— start EXERCISE INPUTS —
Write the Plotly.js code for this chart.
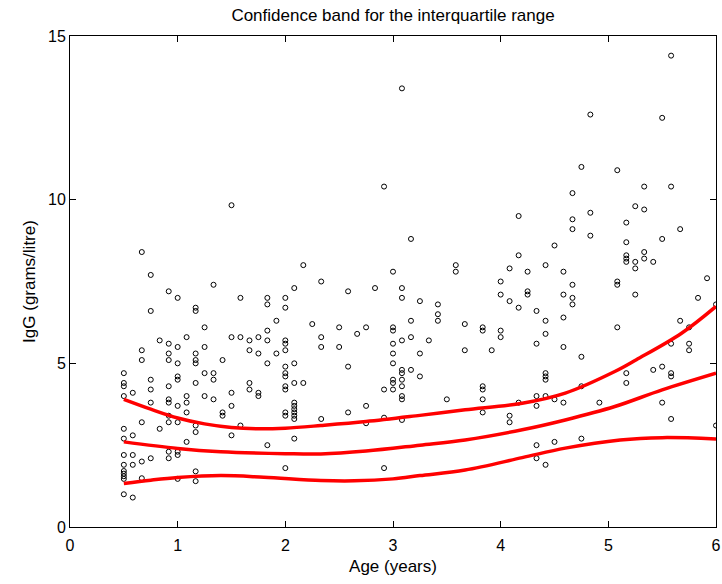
— end EXERCISE INPUTS —
— start EXERCISE INPUTS —
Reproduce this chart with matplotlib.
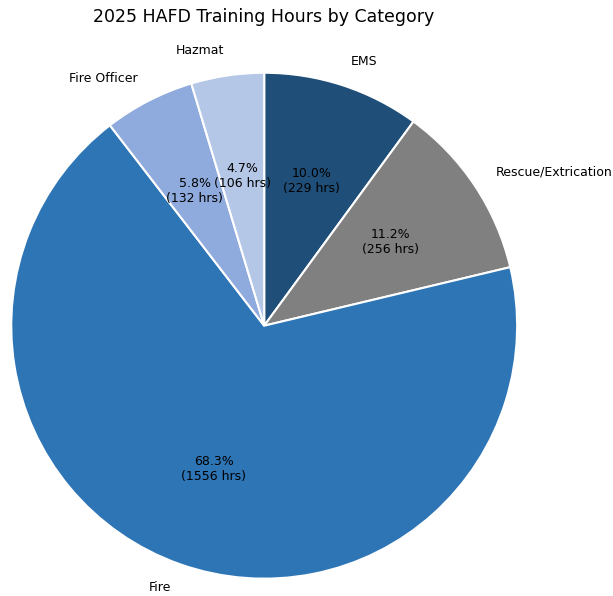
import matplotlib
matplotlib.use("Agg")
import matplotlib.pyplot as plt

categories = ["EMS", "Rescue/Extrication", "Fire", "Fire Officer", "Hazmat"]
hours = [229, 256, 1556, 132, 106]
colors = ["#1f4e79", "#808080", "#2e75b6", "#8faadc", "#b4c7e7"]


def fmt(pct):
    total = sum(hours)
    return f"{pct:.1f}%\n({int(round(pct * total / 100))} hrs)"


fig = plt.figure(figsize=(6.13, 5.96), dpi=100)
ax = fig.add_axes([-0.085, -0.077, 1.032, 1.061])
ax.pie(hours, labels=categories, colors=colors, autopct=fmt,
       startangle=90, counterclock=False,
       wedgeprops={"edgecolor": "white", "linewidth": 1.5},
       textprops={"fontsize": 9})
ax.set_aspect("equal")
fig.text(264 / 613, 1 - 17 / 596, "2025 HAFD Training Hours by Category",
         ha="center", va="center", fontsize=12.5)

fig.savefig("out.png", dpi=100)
— end EXERCISE INPUTS —
- [TASK]: Search the data for the string "this". List each line that has it.

- [TASK RESPONSE]:
Write the Plotly.js code for this chart.
Reproduce this chart with matplotlib.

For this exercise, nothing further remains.